WASHINGTON, DC – The U.S. Department of Labor’s proposed rule today reaffirming the right of states to adopt retirement savings programs for their private sector workers won quick praise today from AARP Executive Vice President Nancy LeaMond.
“AARP applauds the Department’s proposal to clear the way for state initiatives to help the estimated 55million Americans who have no way to save at work,” LeaMond said in a statement.
“The proposed rule provides greater clarity and sends a strong signal that states should continue to pursue solutions for workers who are well behind in their savings,” LeaMond added.
“The state plans – what we call ‘Work and Save’ – provide a dynamic route to retirement savings for millions in the private sector, in partnership with private sector employers and state government.”
In the last year, the “Work and Save” movement – with strong backing from AARP – has gathered momentum in state legislatures and among key state elected officials.
Illinois, Washington State and Oregon already have approved laws to provide access to savings vehicles.
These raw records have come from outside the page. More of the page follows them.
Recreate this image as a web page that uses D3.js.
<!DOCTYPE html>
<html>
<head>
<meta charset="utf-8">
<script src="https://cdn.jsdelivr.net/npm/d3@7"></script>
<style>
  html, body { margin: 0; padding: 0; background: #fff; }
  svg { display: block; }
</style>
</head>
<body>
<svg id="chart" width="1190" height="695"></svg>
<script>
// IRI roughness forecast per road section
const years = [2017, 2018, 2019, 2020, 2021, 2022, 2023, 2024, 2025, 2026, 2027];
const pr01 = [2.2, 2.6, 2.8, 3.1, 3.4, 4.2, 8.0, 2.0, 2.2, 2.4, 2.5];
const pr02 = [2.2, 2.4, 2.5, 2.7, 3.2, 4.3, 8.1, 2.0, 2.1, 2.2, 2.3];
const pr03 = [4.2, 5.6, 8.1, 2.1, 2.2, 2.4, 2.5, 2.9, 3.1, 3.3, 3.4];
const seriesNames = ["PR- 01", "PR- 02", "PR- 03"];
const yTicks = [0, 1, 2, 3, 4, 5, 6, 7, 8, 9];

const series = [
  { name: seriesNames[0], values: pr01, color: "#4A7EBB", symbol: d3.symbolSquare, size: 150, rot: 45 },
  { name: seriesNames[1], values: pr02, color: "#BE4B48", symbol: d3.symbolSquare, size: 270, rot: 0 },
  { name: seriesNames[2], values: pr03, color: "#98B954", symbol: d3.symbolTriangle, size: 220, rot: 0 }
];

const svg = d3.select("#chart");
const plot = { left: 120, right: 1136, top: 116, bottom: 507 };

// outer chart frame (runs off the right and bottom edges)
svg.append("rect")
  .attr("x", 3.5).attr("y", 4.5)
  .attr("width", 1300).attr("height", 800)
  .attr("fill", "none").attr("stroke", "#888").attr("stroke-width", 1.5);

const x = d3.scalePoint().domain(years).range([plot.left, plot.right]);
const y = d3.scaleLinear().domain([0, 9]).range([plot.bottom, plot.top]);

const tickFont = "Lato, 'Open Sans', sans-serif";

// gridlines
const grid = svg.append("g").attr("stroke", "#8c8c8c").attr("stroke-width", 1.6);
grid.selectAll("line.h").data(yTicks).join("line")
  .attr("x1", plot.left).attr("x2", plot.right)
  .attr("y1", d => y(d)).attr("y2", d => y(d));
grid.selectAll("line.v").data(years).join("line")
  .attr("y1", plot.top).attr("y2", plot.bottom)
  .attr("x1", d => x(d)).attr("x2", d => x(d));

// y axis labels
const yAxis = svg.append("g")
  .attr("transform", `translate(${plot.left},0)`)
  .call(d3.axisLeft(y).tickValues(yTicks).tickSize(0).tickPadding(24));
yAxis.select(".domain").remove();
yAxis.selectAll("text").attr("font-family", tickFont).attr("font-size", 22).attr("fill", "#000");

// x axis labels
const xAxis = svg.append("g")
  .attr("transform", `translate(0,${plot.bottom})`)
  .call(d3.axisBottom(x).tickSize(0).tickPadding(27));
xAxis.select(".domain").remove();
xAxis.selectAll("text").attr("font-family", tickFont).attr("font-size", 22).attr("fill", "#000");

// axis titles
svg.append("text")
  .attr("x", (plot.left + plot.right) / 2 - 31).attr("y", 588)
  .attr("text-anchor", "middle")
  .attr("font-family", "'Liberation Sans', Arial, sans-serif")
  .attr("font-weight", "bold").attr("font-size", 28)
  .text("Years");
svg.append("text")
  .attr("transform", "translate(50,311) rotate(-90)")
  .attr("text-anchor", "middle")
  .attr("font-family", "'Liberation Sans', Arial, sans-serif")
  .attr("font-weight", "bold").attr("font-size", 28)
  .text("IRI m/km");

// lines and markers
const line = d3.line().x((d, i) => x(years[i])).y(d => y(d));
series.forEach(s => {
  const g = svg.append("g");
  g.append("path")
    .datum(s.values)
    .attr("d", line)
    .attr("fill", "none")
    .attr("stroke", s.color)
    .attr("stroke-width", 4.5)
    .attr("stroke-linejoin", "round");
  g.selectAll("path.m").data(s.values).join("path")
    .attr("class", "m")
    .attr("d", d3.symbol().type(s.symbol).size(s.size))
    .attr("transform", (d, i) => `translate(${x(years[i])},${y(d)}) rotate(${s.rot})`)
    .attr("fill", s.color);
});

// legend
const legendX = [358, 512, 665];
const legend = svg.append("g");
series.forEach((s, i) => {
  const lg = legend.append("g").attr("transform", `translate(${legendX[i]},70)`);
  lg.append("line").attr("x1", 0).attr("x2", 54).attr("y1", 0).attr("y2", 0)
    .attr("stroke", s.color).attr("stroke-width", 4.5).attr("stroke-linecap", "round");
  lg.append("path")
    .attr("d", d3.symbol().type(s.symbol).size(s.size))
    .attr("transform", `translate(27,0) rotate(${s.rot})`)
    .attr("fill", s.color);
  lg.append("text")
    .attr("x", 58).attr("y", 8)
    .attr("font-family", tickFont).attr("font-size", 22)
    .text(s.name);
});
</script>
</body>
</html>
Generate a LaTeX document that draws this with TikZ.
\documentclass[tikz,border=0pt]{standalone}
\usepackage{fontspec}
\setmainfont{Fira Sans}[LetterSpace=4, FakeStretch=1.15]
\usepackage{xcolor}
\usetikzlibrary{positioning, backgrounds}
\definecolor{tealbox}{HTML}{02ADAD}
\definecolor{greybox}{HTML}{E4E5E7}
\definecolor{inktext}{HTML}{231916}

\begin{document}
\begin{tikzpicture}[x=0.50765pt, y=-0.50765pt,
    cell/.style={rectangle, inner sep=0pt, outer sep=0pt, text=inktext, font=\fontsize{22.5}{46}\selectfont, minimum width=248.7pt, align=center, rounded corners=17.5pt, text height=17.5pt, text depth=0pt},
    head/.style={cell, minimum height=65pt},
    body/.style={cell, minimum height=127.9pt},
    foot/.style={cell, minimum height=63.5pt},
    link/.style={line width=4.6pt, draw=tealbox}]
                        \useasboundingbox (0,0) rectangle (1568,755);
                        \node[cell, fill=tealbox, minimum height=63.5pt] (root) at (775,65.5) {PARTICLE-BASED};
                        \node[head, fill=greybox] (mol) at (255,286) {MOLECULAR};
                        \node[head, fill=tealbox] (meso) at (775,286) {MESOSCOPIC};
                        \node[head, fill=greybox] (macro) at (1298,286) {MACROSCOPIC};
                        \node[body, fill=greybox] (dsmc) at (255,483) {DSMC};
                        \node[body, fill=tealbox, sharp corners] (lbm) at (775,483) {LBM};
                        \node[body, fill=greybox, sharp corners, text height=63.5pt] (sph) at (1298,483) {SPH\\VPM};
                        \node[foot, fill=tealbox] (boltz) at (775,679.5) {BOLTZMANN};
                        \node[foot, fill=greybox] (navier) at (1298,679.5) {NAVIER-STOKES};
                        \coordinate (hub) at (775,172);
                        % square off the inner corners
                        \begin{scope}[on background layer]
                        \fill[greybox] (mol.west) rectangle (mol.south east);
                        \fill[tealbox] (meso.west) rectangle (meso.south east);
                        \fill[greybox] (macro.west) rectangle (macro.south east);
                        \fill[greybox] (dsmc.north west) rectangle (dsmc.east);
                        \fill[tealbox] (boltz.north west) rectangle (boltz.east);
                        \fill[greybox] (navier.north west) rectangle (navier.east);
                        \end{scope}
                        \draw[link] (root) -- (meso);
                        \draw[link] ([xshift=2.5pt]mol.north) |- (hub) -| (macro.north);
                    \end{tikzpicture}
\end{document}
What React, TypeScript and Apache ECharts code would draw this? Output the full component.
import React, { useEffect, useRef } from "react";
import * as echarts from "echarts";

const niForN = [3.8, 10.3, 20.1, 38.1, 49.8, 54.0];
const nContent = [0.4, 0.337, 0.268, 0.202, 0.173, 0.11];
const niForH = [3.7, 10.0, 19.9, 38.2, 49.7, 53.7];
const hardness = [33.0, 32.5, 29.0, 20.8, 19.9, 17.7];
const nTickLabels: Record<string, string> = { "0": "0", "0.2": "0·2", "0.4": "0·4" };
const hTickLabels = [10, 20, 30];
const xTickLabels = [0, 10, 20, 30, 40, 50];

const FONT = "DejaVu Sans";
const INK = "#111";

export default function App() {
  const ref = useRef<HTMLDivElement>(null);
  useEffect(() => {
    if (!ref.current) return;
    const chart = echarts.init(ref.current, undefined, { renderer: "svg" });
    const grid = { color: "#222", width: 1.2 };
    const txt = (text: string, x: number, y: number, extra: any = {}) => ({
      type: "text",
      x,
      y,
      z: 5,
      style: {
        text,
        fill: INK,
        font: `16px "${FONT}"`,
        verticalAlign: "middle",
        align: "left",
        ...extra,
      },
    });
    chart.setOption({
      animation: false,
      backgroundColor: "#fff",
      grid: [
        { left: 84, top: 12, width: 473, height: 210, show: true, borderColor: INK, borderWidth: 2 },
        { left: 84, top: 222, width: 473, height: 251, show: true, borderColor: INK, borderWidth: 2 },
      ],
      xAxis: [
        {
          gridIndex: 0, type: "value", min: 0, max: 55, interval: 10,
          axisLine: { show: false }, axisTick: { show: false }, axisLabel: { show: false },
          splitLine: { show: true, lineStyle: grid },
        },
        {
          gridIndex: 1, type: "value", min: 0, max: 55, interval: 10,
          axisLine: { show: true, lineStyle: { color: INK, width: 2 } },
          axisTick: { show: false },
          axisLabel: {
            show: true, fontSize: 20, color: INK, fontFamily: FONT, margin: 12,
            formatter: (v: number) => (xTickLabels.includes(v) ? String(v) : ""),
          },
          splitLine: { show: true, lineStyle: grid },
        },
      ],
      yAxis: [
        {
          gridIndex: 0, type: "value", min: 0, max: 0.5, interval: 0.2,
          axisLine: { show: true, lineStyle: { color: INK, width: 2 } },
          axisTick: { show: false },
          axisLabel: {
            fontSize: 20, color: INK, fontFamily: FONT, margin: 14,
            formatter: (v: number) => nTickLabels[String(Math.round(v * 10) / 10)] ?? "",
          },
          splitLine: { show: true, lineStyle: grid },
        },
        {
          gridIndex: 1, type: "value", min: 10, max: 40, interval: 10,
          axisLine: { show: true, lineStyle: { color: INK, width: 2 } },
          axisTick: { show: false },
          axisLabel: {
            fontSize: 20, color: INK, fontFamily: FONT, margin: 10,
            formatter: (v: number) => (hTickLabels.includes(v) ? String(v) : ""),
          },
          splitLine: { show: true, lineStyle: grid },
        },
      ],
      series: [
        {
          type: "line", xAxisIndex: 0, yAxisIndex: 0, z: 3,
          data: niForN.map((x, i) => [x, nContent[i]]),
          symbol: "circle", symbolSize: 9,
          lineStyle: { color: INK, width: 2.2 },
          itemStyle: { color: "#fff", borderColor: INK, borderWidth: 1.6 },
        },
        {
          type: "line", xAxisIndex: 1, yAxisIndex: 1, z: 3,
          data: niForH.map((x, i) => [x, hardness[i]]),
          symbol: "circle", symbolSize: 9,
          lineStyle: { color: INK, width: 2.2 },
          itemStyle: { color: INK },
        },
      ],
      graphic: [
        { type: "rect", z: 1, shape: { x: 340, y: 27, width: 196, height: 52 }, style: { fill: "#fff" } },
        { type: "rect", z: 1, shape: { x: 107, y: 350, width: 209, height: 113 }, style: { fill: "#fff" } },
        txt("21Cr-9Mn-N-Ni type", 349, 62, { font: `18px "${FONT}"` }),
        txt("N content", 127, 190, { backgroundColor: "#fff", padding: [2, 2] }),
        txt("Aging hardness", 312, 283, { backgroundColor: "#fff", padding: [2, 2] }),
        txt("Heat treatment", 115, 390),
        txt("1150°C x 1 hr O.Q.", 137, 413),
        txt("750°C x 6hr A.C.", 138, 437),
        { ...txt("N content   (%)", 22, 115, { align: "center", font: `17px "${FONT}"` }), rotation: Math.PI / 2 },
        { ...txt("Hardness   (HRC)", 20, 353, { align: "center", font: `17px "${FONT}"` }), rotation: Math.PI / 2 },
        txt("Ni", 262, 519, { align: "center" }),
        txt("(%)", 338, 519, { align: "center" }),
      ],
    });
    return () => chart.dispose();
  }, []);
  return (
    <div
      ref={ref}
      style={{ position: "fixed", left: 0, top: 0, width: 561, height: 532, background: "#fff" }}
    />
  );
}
The New Jersey legislature is considering a plan this fall.
LeaMond cited a surge in interest in the plans, with more than half of the states interested in pursuing a private sector retirement savings issue in 2016.
The Labor Department’s notice of proposed rulemaking today included support for providing private sector workers access to payroll deduction savings plans and automatic enrollment through state programs that mandate auto-enrollment in IRAs.
LeaMond said that without these features, plans are far less effective in helping people save their own money for retirement. Payroll deduction alone makes workers 15 times more likely to save, according to research by the AARP Public Policy Institute.
LeaMond commended Secretary Perez and the Labor Department for their ongoing efforts to expand retirement coverage.
The Labor Department also issued an “Interpretive Bulletin” to assist states interested in establishing ERISA-covered plans for non-covered employees, and outlined three approaches that would not be preempted by ERISA, including the establishment of a state marketplace to connect eligible employers with retirement plans available in the private marketplace. The proposed rule and Interpretive Bulletin provide states with a clear path forward to pursue numerous alternatives to improve retirement plan coverage in their state.